- Developer: Matthias Klumpp
- Stable release: 1.1.6 / 12 August 2026; 18 days ago
- Written in: C
- Type: Application programming interface
- License: GNU Lesser General Public License, GNU General Public License
- Website: www.freedesktop.org/wiki/Distributions/AppStream/
- Repository: github.com/ximion/appstream ;

= AppStream =

Linux application programming interface

AppStream is an agreement between major Linux vendors (i.e. Red Hat, Canonical, SUSE, Debian, Mandriva, etc.) to create an infrastructure for application installers on Linux and sharing of metadata.

The initiative was started as early as 19-21 January, 2011.

The project describes itself as: "an initiative of cross-distro collaboration, which aims at creating an unified software metadata database, and also a centralized OCS (Open Collaboration Services) user-contributed content database, thus providing the best user experience."

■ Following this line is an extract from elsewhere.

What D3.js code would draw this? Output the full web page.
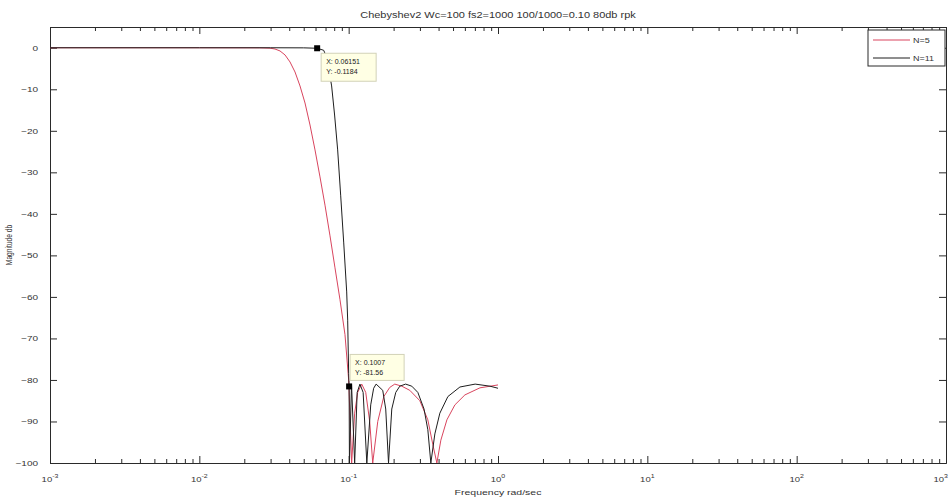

With the 0.6 release, the scope of the project was expanded to include more metadata for other software components, such as fonts, codecs, input-methods and generic libraries, which will allow applications to query information about software which is available in a distribution-independent way. This enhances the quality of data displayed in software-centers, but also makes it possible for 3rd-party application installers like Listaller to find the components a new application needs to run in the distribution's package database. Additionally, the new metadata allows easier installation of prerequisites needed to build software in the first place, as well as matching upstream applications with distribution packages and matching packages across distributions, which might improve the process of exchanging patches.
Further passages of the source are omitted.